** Start Supplied material **

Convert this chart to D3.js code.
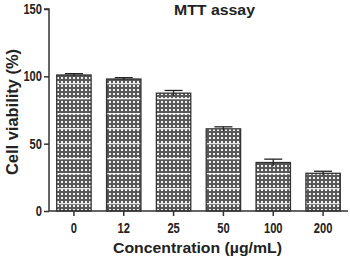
<!DOCTYPE html>
<html><head><meta charset="utf-8">
<script src="https://cdn.jsdelivr.net/npm/d3@7"></script>
<style>body{margin:0;background:#fff}svg{display:block}</style>
</head><body>
<script>
const categories = ["0","12","25","50","100","200"];
const values = [101, 98, 87.5, 61, 36, 28];
const errors = [1, 1, 2, 1.5, 2.5, 1.5];
const yTicks = [0, 50, 100, 150];

const W = 350, H = 260;
const m = {left: 49, right: 2, top: 9, bottom: 49};
const svg = d3.select("body").append("svg").attr("width", W).attr("height", H);
const font = "'Liberation Sans', Arial, sans-serif";

const defs = svg.append("defs");
const pat = defs.append("pattern").attr("id","dots").attr("patternUnits","userSpaceOnUse")
  .attr("width",4).attr("height",4).attr("x",0).attr("y",0);
pat.append("rect").attr("width",4).attr("height",4).attr("fill","#585858");
pat.append("rect").attr("x",1).attr("y",1).attr("width",2).attr("height",2).attr("fill","#f2f2f2");
const pat2 = defs.append("pattern").attr("id","stripes").attr("patternUnits","userSpaceOnUse")
  .attr("width",4).attr("height",15).attr("y",8);
pat2.append("rect").attr("x",0).attr("y",0).attr("width",4).attr("height",1.3).attr("fill","#ffffff").attr("opacity",0.85);

const x = d3.scaleBand().domain(categories).range([m.left, W - m.right]).paddingInner(0.31).paddingOuter(0.155);
const y = d3.scaleLinear().domain([0,150]).range([H - m.bottom, m.top]);

const g = svg.append("g");
categories.forEach((c,i) => {
  g.append("rect").attr("x", x(c)).attr("y", y(values[i])).attr("width", x.bandwidth())
    .attr("height", y(0)-y(values[i])).attr("fill","url(#dots)");
  g.append("rect").attr("x", x(c)).attr("y", y(values[i])).attr("width", x.bandwidth())
    .attr("height", y(0)-y(values[i])).attr("fill","url(#stripes)")
    .attr("stroke","#333").attr("stroke-width",1.3);
  const cx = x(c) + x.bandwidth()/2;
  g.append("line").attr("x1",cx).attr("x2",cx).attr("y1",y(values[i]+errors[i])).attr("y2",y(values[i]-errors[i]))
    .attr("stroke","#222").attr("stroke-width",1.3);
  g.append("line").attr("x1",cx-9).attr("x2",cx+9).attr("y1",y(values[i]+errors[i])).attr("y2",y(values[i]+errors[i]))
    .attr("stroke","#222").attr("stroke-width",1.3);
});

const yAxis = svg.append("g").attr("transform",`translate(${m.left},0)`)
  .call(d3.axisLeft(y).tickValues(yTicks).tickSize(5).tickPadding(2));
const xAxis = svg.append("g").attr("transform",`translate(0,${y(0)})`)
  .call(d3.axisBottom(x).tickSize(5).tickPadding(7).tickSizeOuter(0));
[yAxis, xAxis].forEach(a => {
  a.select(".domain").attr("stroke","#333").attr("stroke-width",1.5);
  a.selectAll(".tick line").attr("stroke","#333").attr("stroke-width",1.5);
  a.selectAll("text").attr("font-family",font).attr("font-weight","bold").attr("font-size",14).attr("fill","#222")
    .attr("textLength", function(){ return this.textContent.length * 6.2; })
    .attr("lengthAdjust","spacingAndGlyphs");
});
yAxis.select(".domain").attr("d", `M-5,${y(150)}H0V${y(0)}`);
xAxis.select(".domain").attr("d", `M${m.left},0H${W-m.right}`);

svg.append("text").attr("x",174).attr("y",14.5)
  .attr("textLength",81).attr("lengthAdjust","spacingAndGlyphs")
  .attr("font-family",font).attr("font-weight","bold").attr("font-size",14).attr("fill","#222").text("MTT assay");
svg.append("text").attr("x",113).attr("y",252.5)
  .attr("textLength",169).attr("lengthAdjust","spacingAndGlyphs")
  .attr("font-family",font).attr("font-weight","bold").attr("font-size",15).attr("fill","#222").text("Concentration (µg/mL)");
svg.append("text").attr("transform","translate(17.5,112) rotate(-90)").attr("text-anchor","middle")
  .attr("textLength",126).attr("lengthAdjust","spacingAndGlyphs")
  .attr("font-family",font).attr("font-weight","bold").attr("font-size",16.5).attr("fill","#222").text("Cell viability (%)");
</script>
</body></html>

** End Supplied material **

Skip every picture and return the lines above from the top through the one that contains "const y = d3.scaleLinear().domain([0,150]).range([H".

# Output for this task:
Convert this chart to D3.js code.
<!DOCTYPE html>
<html><head><meta charset="utf-8">
<script src="https://cdn.jsdelivr.net/npm/d3@7"></script>
<style>body{margin:0;background:#fff}svg{display:block}</style>
</head><body>
<script>
const categories = ["0","12","25","50","100","200"];
const values = [101, 98, 87.5, 61, 36, 28];
const errors = [1, 1, 2, 1.5, 2.5, 1.5];
const yTicks = [0, 50, 100, 150];

const W = 350, H = 260;
const m = {left: 49, right: 2, top: 9, bottom: 49};
const svg = d3.select("body").append("svg").attr("width", W).attr("height", H);
const font = "'Liberation Sans', Arial, sans-serif";

const defs = svg.append("defs");
const pat = defs.append("pattern").attr("id","dots").attr("patternUnits","userSpaceOnUse")
  .attr("width",4).attr("height",4).attr("x",0).attr("y",0);
pat.append("rect").attr("width",4).attr("height",4).attr("fill","#585858");
pat.append("rect").attr("x",1).attr("y",1).attr("width",2).attr("height",2).attr("fill","#f2f2f2");
const pat2 = defs.append("pattern").attr("id","stripes").attr("patternUnits","userSpaceOnUse")
  .attr("width",4).attr("height",15).attr("y",8);
pat2.append("rect").attr("x",0).attr("y",0).attr("width",4).attr("height",1.3).attr("fill","#ffffff").attr("opacity",0.85);

const x = d3.scaleBand().domain(categories).range([m.left, W - m.right]).paddingInner(0.31).paddingOuter(0.155);
const y = d3.scaleLinear().domain([0,150]).range([H - m.bottom, m.top]);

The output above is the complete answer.